━━━ Data provided ━━━

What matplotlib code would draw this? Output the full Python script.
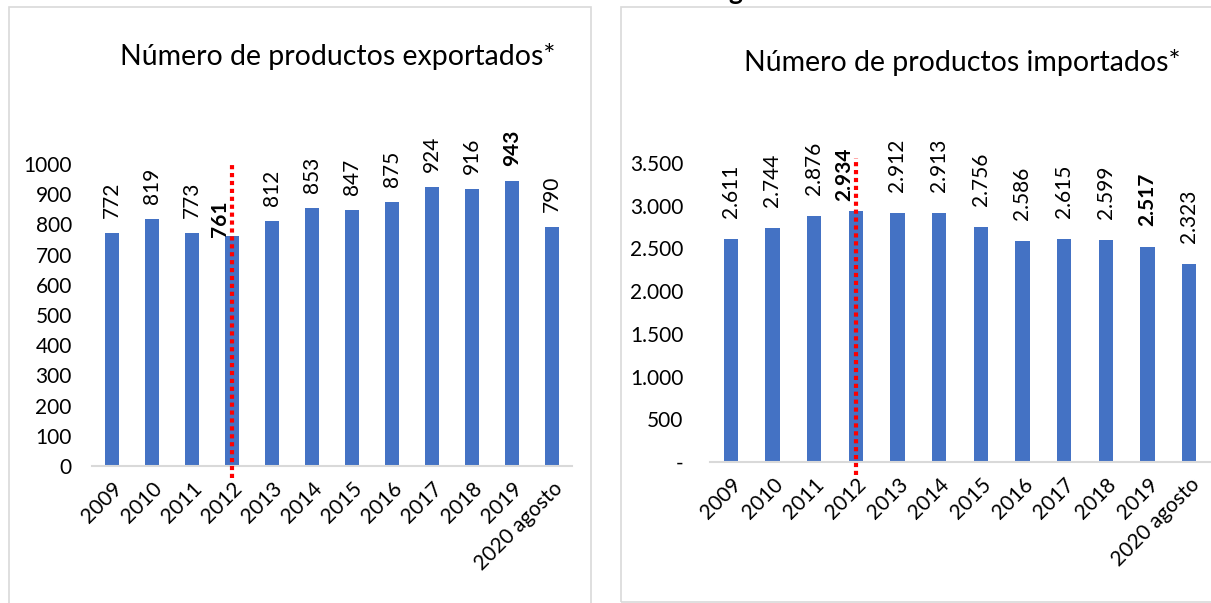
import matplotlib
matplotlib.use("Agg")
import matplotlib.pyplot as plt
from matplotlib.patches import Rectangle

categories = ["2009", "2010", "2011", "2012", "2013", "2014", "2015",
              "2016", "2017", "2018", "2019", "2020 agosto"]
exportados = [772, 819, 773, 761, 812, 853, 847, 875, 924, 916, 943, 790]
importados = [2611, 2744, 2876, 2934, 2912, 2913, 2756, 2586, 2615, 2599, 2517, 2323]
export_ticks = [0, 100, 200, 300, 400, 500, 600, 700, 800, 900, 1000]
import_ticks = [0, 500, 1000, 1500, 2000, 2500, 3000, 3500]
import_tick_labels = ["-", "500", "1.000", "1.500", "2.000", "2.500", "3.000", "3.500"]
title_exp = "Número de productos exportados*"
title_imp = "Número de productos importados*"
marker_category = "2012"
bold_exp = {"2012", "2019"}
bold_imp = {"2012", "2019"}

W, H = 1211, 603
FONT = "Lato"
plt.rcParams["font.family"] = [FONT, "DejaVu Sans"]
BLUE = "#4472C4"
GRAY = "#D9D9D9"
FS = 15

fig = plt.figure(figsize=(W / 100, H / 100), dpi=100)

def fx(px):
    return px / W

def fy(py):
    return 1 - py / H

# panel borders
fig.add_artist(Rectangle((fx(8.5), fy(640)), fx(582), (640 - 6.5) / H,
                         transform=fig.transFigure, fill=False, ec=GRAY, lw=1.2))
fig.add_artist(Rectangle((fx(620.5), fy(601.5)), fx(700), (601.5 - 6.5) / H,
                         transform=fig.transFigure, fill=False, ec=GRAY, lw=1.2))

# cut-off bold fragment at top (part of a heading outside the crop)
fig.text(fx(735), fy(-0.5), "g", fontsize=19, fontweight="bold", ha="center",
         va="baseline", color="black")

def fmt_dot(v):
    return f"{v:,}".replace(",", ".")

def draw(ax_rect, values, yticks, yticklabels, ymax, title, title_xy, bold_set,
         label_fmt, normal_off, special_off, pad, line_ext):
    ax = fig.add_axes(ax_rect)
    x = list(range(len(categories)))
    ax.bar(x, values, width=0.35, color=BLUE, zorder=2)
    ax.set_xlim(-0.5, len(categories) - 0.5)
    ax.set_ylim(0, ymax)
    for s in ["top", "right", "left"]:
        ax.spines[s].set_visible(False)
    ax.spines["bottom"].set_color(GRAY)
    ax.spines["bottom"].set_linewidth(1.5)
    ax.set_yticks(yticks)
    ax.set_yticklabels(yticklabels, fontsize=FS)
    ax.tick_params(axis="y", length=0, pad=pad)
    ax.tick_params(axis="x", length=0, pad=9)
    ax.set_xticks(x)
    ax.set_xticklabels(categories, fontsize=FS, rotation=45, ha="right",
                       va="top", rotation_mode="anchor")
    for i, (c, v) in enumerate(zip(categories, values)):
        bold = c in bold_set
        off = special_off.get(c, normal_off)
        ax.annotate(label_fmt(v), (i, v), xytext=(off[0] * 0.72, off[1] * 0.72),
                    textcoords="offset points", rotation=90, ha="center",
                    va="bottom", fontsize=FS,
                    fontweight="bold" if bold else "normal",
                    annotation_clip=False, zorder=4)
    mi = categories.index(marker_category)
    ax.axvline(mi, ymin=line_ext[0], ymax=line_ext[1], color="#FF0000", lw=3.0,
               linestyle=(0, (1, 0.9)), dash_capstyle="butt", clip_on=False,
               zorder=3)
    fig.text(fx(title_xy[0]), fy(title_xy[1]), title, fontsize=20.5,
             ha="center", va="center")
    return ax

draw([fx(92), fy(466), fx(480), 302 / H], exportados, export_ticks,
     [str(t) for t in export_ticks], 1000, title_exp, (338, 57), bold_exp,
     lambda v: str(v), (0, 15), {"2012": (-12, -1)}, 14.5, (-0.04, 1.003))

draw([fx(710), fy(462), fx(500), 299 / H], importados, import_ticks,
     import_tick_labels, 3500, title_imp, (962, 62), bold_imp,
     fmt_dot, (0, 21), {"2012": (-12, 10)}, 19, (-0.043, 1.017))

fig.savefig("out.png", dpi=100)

━━━

Only the lines from the start of the material through the line containing "from matplotlib.patches import Rectangle" should be transcribed. Pictures stay out.

== Task response ==
What matplotlib code would draw this? Output the full Python script.
import matplotlib
matplotlib.use("Agg")
import matplotlib.pyplot as plt
from matplotlib.patches import Rectangle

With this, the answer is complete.